Code that draws figures:

:::

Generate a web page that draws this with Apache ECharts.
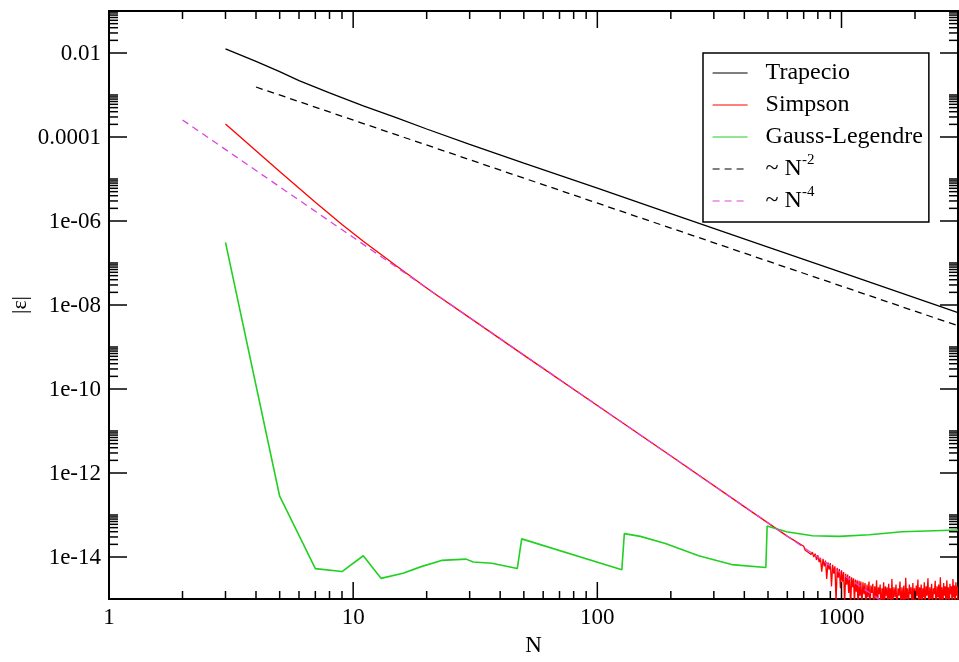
<!DOCTYPE html>
<html><head><meta charset="utf-8">
<script src="https://cdn.jsdelivr.net/npm/echarts@6.0.0/dist/echarts.min.js"></script>
<style>html,body{margin:0;padding:0;background:#fff;}#c{width:959px;height:662px;}</style>
</head><body><div id="c"></div>
<script>
const X_MIN = 1, X_MAX = 3000, Y_MIN = 1e-15, Y_MAX = 0.1;
const FONT = 'Liberation Serif';

// Trapecio (trapezoid rule) error
const trapN   = [3, 4, 5, 6, 8, 11, 15, 20, 30, 50, 100, 200, 500, 1000, 3000];
const trapErr = [1.26e-2, 6.3e-3, 3.6e-3, 2.2e-3, 1.12e-3, 5.5e-4, 2.9e-4, 1.55e-4, 6.7e-5, 2.4e-5, 6.1e-6, 1.5e-6, 2.4e-7, 6.0e-8, 6.6e-9];

// Simpson error (smooth part)
const simpN   = [3, 5, 7, 9, 11, 15, 21, 31, 51, 101, 201, 401, 601];
const simpErr = [2.04e-4, 1.5e-5, 2.8e-6, 8.3e-7, 3.3e-7, 8.6e-8, 2.07e-8, 4.36e-9, 5.9e-10, 3.9e-11, 2.5e-12, 1.56e-13, 3.1e-14];
// Simpson error (round-off noise tail) [N, error]
const simpTail = [
 [700,1.8e-14],[710,1.45e-14],[720,1.6e-14],[730,1.3e-14],[740,1.45e-14],[750,1.15e-14],[760,1.3e-14],[770,1.0e-14],
 [780,1.2e-14],[790,8.5e-15],[800,1.1e-14],[810,7.5e-15],[820,9.5e-15],[830,4.5e-15],[840,9.0e-15],[850,6.0e-15],
 [860,8.2e-15],[870,3.0e-15],[880,7.5e-15],[890,5.0e-15],[900,7.2e-15],[910,2.0e-15],[920,6.5e-15],[930,4.0e-15],
 [940,6.0e-15],[950,8e-16],[960,5.5e-15],[970,3.2e-15],[980,5.2e-15],[990,1.8e-15],[1000,4.8e-15],[1010,2.6e-15],
 [1020,4.4e-15],[1030,7e-16],[1040,4.0e-15],[1050,2.2e-15],[1060,3.8e-15],[1070,1.4e-15],[1080,3.5e-15],[1090,6e-16],
 [1100,3.3e-15],[1110,1.9e-15],[1120,3.1e-15],[1130,8e-16],[1140,2.9e-15],[1150,1.5e-15],[1160,2.8e-15],[1170,5e-16],
 [1180,2.7e-15],[1190,1.2e-15],[1200,2.6e-15],[1212,7e-16],[1224,2.5e-15],[1236,1.3e-15],[1248,2.4e-15],[1260,5e-16],
 [1272,2.2e-15],[1284,1.1e-15],[1296,2.6e-15],[1308,6e-16],[1320,2.1e-15],[1332,1.4e-15],[1344,2.3e-15],[1356,5e-16],
 [1368,2.0e-15],[1380,1.0e-15],[1392,2.8e-15],[1404,6e-16],[1416,1.9e-15],[1428,1.3e-15],[1440,2.2e-15],[1452,4e-16],
 [1464,1.8e-15],[1476,9e-16],[1488,2.5e-15],[1500,6e-16],[1512,2.0e-15],[1524,1.2e-15],[1536,1.9e-15],[1548,5e-16],
 [1560,2.3e-15],[1572,1.0e-15],[1584,1.8e-15],[1596,4e-16],[1608,3.0e-15],[1624,8e-16],[1640,1.9e-15],[1656,1.1e-15],
 [1672,2.2e-15],[1688,5e-16],[1704,1.8e-15],[1720,1.2e-15],[1736,2.6e-15],[1752,6e-16],[1768,1.9e-15],[1784,9e-16],
 [1800,2.1e-15],[1816,4e-16],[1832,3.2e-15],[1848,1.0e-15],[1864,1.8e-15],[1880,6e-16],[1896,2.2e-15],[1912,1.3e-15],
 [1928,1.9e-15],[1944,5e-16],[1960,2.4e-15],[1976,9e-16],[1992,1.8e-15],[2008,6e-16],[2024,2.1e-15],[2040,1.2e-15],
 [2056,2.9e-15],[2072,5e-16],[2088,1.9e-15],[2104,1.0e-15],[2120,2.2e-15],[2136,4e-16],[2152,1.8e-15],[2168,1.1e-15],
 [2184,2.5e-15],[2200,6e-16],[2220,2.0e-15],[2240,1.2e-15],[2260,3.1e-15],[2280,5e-16],[2300,1.9e-15],[2320,1.0e-15],
 [2340,2.3e-15],[2360,6e-16],[2380,1.8e-15],[2400,1.3e-15],[2420,2.7e-15],[2440,4e-16],[2460,2.0e-15],[2480,1.1e-15],
 [2500,2.2e-15],[2520,6e-16],[2540,3.3e-15],[2560,9e-16],[2580,1.9e-15],[2600,5e-16],[2620,2.4e-15],[2640,1.2e-15],
 [2660,2.0e-15],[2680,6e-16],[2700,2.8e-15],[2720,1.0e-15],[2740,1.9e-15],[2760,4e-16],[2780,2.3e-15],[2800,1.3e-15],
 [2820,2.0e-15],[2840,6e-16],[2860,3.0e-15],[2880,1.1e-15],[2900,2.1e-15],[2920,5e-16],[2940,2.5e-15],[2960,1.2e-15],
 [2980,2.0e-15],[3000,7e-16]
];

// Gauss-Legendre error
const gaussN   = [3, 5, 7, 9, 11, 13, 16, 19, 23, 29, 31, 37, 47, 49, 126, 129, 150, 190, 260, 355, 490, 496, 595, 760, 980, 1300, 1770, 3000];
const gaussErr = [3.1e-7, 2.8e-13, 5.3e-15, 4.5e-15, 1.07e-14, 3.1e-15, 4.1e-15, 5.9e-15, 8.3e-15, 8.9e-15, 7.6e-15, 7.1e-15, 5.3e-15, 2.7e-14, 5.0e-15, 3.6e-14, 3.1e-14, 2.1e-14, 1.07e-14, 6.6e-15, 5.6e-15, 5.5e-14, 4.0e-14, 3.2e-14, 3.1e-14, 3.4e-14, 4.0e-14, 4.4e-14];

// Reference power laws (end points)
const n2N   = [4, 3000];
const n2Val = [1.55e-3, 3.2e-9];
const n4N   = [2, 3000];
const n4Val = [2.55e-4, 5e-17];

// Tick values and labels
const xMajorTicks  = [1, 10, 100, 1000];
const xMajorLabels = ['1', '10', '100', '1000'];
const yMajorTicks  = [1e-14, 1e-12, 1e-10, 1e-8, 1e-6, 1e-4, 1e-2];
const yMajorLabels = ['1e-14', '1e-12', '1e-10', '1e-08', '1e-06', '0.0001', '0.01'];
const xMinorMult = [2, 3, 4, 5, 6, 7, 8, 9];
const yMinorMult = [2, 3, 4, 5, 6, 7, 8, 9, 10];

const legendNames = ['Trapecio', 'Simpson', 'Gauss-Legendre', '~ N^-2', '~ N^-4'];
const legendRich = { '~ N^-2': '{t|~ N}{s|-2}', '~ N^-4': '{t|~ N}{s|-4}' };

function zip(a, b) { return a.map((v, i) => [v, b[i]]); }

const xTickData = [];
xMajorTicks.forEach((m, i) => {
  xTickData.push([m, Y_MIN, 1, i]);
  xMinorMult.forEach(k => { if (m * k < X_MAX) xTickData.push([m * k, Y_MIN, 0, -1]); });
});
const yTickData = [];
yMajorTicks.forEach((m, i) => {
  yTickData.push([X_MIN, m, 1, i]);
  yMinorMult.forEach(k => { if (m * k <= Y_MAX) yTickData.push([X_MIN, m * k, 0, -1]); });
});

const tickStyle = { stroke: '#000', lineWidth: 1.5 };
function renderXTick(params, api) {
  const cs = params.coordSys;
  const major = api.value(2) === 1;
  const idx = api.value(3);
  const px = api.coord([api.value(0), Y_MIN])[0];
  const len = major ? 17 : 8;
  const bottom = cs.y + cs.height;
  const ch = [
    { type: 'line', shape: { x1: px, y1: bottom, x2: px, y2: bottom - len }, style: tickStyle },
    { type: 'line', shape: { x1: px, y1: cs.y, x2: px, y2: cs.y + len }, style: tickStyle }
  ];
  if (major) {
    ch.push({ type: 'text', x: px, y: bottom + 7,
      style: { text: xMajorLabels[idx], fill: '#000', fontSize: 23, fontFamily: FONT, align: 'center', verticalAlign: 'top' } });
  }
  return { type: 'group', children: ch };
}
function renderYTick(params, api) {
  const cs = params.coordSys;
  const major = api.value(2) === 1;
  const idx = api.value(3);
  const py = api.coord([X_MIN, api.value(1)])[1];
  const len = major ? 18 : 9;
  const right = cs.x + cs.width;
  const ch = [
    { type: 'line', shape: { x1: cs.x, y1: py, x2: cs.x + len, y2: py }, style: tickStyle },
    { type: 'line', shape: { x1: right, y1: py, x2: right - len, y2: py }, style: tickStyle }
  ];
  if (major) {
    ch.push({ type: 'text', x: cs.x - 8, y: py + 1,
      style: { text: yMajorLabels[idx], fill: '#000', fontSize: 23, fontFamily: FONT, align: 'right', verticalAlign: 'middle' } });
  }
  return { type: 'group', children: ch };
}

const chart = echarts.init(document.getElementById('c'), null, { renderer: 'canvas' });
chart.setOption({
  animation: false,
  backgroundColor: '#fff',
  grid: { left: 109, right: 1, top: 11, bottom: 58, show: true, borderColor: '#000', borderWidth: 2, backgroundColor: 'transparent' },
  xAxis: {
    type: 'log', logBase: 10, min: X_MIN, max: X_MAX,
    axisLine: { show: false }, axisTick: { show: false }, axisLabel: { show: false }, splitLine: { show: false },
    name: 'N', nameLocation: 'middle', nameGap: 35,
    nameTextStyle: { fontFamily: FONT, fontSize: 23, color: '#000' }
  },
  yAxis: {
    type: 'log', logBase: 10, min: Y_MIN, max: Y_MAX,
    axisLine: { show: false }, axisTick: { show: false }, axisLabel: { show: false }, splitLine: { show: false },
    name: '|ε|', nameLocation: 'middle', nameGap: 78,
    nameTextStyle: { fontFamily: FONT, fontSize: 22, color: '#000' }
  },
  legend: {
    data: legendNames, orient: 'vertical', left: 703, top: 53,
    padding: [4, 6, 5, 9], itemGap: 0, itemWidth: 35, itemHeight: 14,
    backgroundColor: '#fff', borderColor: '#000', borderWidth: 1.5, borderRadius: 0,
    selectedMode: false,
    itemStyle: { opacity: 0, borderWidth: 0 },
    lineStyle: { width: 1.2 },
    formatter: name => legendRich[name] || name,
    textStyle: {
      fontFamily: FONT, fontSize: 24, color: '#000', lineHeight: 32, padding: [0, 0, 0, 13],
      rich: {
        t: { fontFamily: FONT, fontSize: 24, color: '#000', lineHeight: 32 },
        s: { fontFamily: FONT, fontSize: 15, color: '#000', lineHeight: 2, verticalAlign: 'top' }
      }
    }
  },
  series: [
    { name: 'Trapecio', type: 'line', data: zip(trapN, trapErr), symbol: 'none', color: '#000',
      lineStyle: { color: '#000', width: 1.3 }, z: 3 },
    { name: 'Simpson', type: 'line', data: zip(simpN, simpErr).concat(simpTail), symbol: 'none', color: '#ff0000',
      lineStyle: { color: '#ff0000', width: 1.3 }, z: 3 },
    { name: 'Gauss-Legendre', type: 'line', data: zip(gaussN, gaussErr), symbol: 'none', color: '#22d022',
      lineStyle: { color: '#22d022', width: 1.6 }, z: 3 },
    { name: '~ N^-2', type: 'line', data: zip(n2N, n2Val), symbol: 'none', color: '#000',
      lineStyle: { color: '#000', width: 1.3, type: [7, 5] }, z: 3 },
    { name: '~ N^-4', type: 'line', data: zip(n4N, n4Val), symbol: 'none', color: '#dd44dd',
      lineStyle: { color: '#dd44dd', width: 1.3, type: [7, 5] }, z: 3 },
    { type: 'custom', renderItem: renderXTick, data: xTickData, clip: false, silent: true, z: 6,
      encode: { x: 0, y: 1 } },
    { type: 'custom', renderItem: renderYTick, data: yTickData, clip: false, silent: true, z: 6,
      encode: { x: 0, y: 1 } }
  ]
});
</script>
</body></html>
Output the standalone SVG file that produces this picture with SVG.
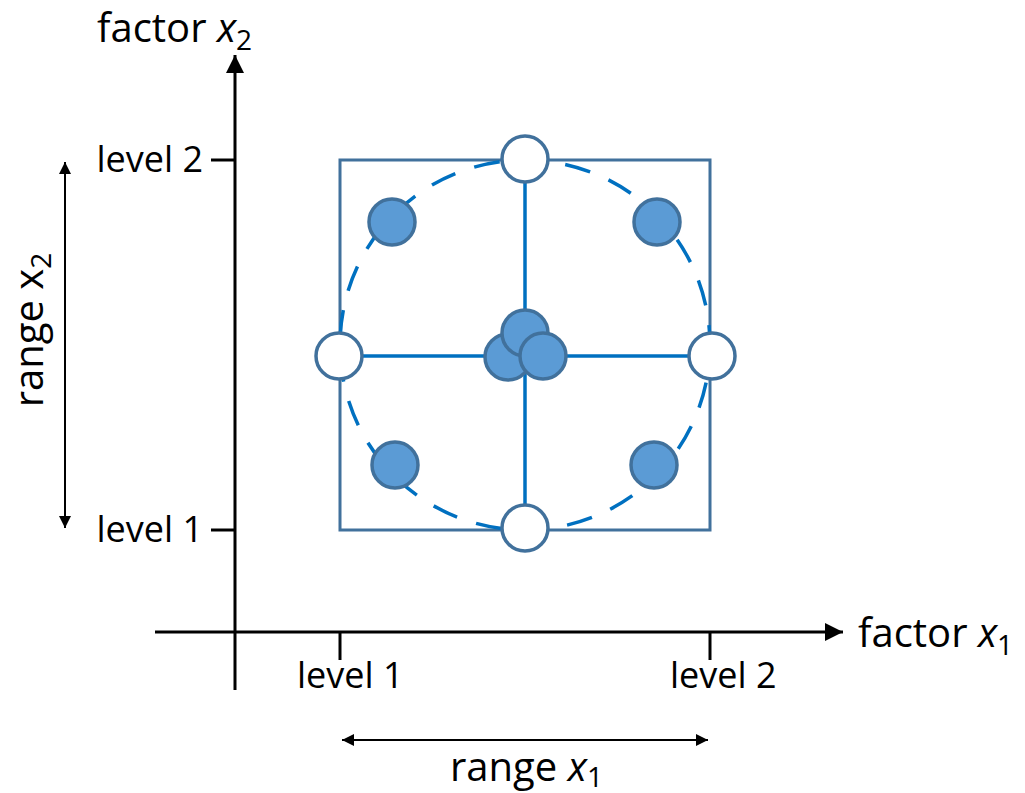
<svg xmlns="http://www.w3.org/2000/svg" width="1025" height="793" viewBox="0 0 1025 793">
<style>
text{font-family:"Open Sans","Liberation Sans",sans-serif;fill:#000}
.big{font-size:40px}
.lvl{font-size:36px}
.ax{stroke:#000;stroke-width:3;fill:none}
.rng{stroke:#000;stroke-width:2;fill:none}
.frame{fill:none;stroke:#41719C;stroke-width:3}
.ring{fill:none;stroke:#0070C0;stroke-width:3.5;stroke-dasharray:26 20;stroke-dashoffset:8}
.ln{stroke:#0070C0;stroke-width:3.5}
.open{fill:#fff;stroke:#41719C;stroke-width:3.5}
.fill{fill:#5B9BD5;stroke:#41719C;stroke-width:3.5}
</style>
<defs>
<marker id="axh" viewBox="0 0 10 10" refX="10" refY="5" markerWidth="8" markerHeight="6" markerUnits="strokeWidth" orient="auto"><path d="M0,0 L10,5 L0,10 z" fill="#000"/></marker>
<marker id="rh" viewBox="0 0 10 10" refX="10" refY="5" markerWidth="9" markerHeight="6" markerUnits="strokeWidth" orient="auto-start-reverse"><path d="M0,0 L10,5 L0,10 z" fill="#000"/></marker>
</defs>
<g id="axes">
<line class="ax" x1="235" y1="690" x2="235" y2="55" marker-end="url(#axh)"/>
<line class="ax" x1="155" y1="632" x2="843" y2="632" marker-end="url(#axh)"/>
<line class="ax" x1="211" y1="160" x2="235" y2="160"/>
<line class="ax" x1="211" y1="530" x2="235" y2="530"/>
<line class="ax" x1="340" y1="632" x2="340" y2="660"/>
<line class="ax" x1="710" y1="632" x2="710" y2="660"/>
</g>
<g id="labels">
<text class="big" x="97" y="42">factor <tspan font-style="italic">x</tspan><tspan font-size="28" dy="8">2</tspan></text>
<text class="big" x="858" y="647">factor <tspan font-style="italic">x</tspan><tspan font-size="28" dy="8">1</tspan></text>
<text class="lvl" x="203" y="172" text-anchor="end">level 2</text>
<text class="lvl" x="203" y="542" text-anchor="end">level 1</text>
<text class="lvl" x="297" y="688">level 1</text>
<text class="lvl" x="670" y="688">level 2</text>
<text class="big" x="450" y="781">range <tspan font-style="italic">x</tspan><tspan font-size="28" dy="6">1</tspan></text>
<text class="big" x="43" y="330" text-anchor="middle" transform="rotate(-90 43 330)">range x<tspan font-size="28" dy="8">2</tspan></text>
</g>
<g id="ranges">
<line class="rng" x1="342" y1="740" x2="708" y2="740" marker-start="url(#rh)" marker-end="url(#rh)"/>
<line class="rng" x1="65" y1="162" x2="65" y2="528" marker-start="url(#rh)" marker-end="url(#rh)"/>
</g>
<g id="frame"><rect class="frame" x="340" y="160" width="370" height="370"/></g>
<g id="ring"><circle class="ring" cx="525" cy="345" r="185"/></g>
<g id="connectors">
<line class="ln" x1="525" y1="160" x2="525" y2="530"/>
<line class="ln" x1="339" y1="356" x2="712" y2="356"/>
</g>
<g id="node-top"><circle class="open" cx="525" cy="159" r="23"/></g>
<g id="node-bottom"><circle class="open" cx="525" cy="528" r="23"/></g>
<g id="node-left"><circle class="open" cx="339" cy="356" r="23"/></g>
<g id="node-right"><circle class="open" cx="712" cy="356" r="23"/></g>
<g id="node-tl"><circle class="fill" cx="392" cy="222" r="23"/></g>
<g id="node-tr"><circle class="fill" cx="657" cy="222" r="23"/></g>
<g id="node-bl"><circle class="fill" cx="395" cy="465" r="23"/></g>
<g id="node-br"><circle class="fill" cx="654" cy="465" r="23"/></g>
<g id="node-center">
<circle class="fill" cx="508" cy="357" r="23"/>
<circle class="fill" cx="525" cy="333" r="23"/>
<circle class="fill" cx="543" cy="356" r="23"/>
</g>
</svg>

:::

PROBLEM DETAILS:
From the first line above down to the line with "2.4e-7, 6.0e-8, 6.6e-9];", reproduce every line and no others, omitting pictures.

FINISHED ANSWER:
Generate a web page that draws this with Apache ECharts.
<!DOCTYPE html>
<html><head><meta charset="utf-8">
<script src="https://cdn.jsdelivr.net/npm/echarts@6.0.0/dist/echarts.min.js"></script>
<style>html,body{margin:0;padding:0;background:#fff;}#c{width:959px;height:662px;}</style>
</head><body><div id="c"></div>
<script>
const X_MIN = 1, X_MAX = 3000, Y_MIN = 1e-15, Y_MAX = 0.1;
const FONT = 'Liberation Serif';

// Trapecio (trapezoid rule) error
const trapN   = [3, 4, 5, 6, 8, 11, 15, 20, 30, 50, 100, 200, 500, 1000, 3000];
const trapErr = [1.26e-2, 6.3e-3, 3.6e-3, 2.2e-3, 1.12e-3, 5.5e-4, 2.9e-4, 1.55e-4, 6.7e-5, 2.4e-5, 6.1e-6, 1.5e-6, 2.4e-7, 6.0e-8, 6.6e-9];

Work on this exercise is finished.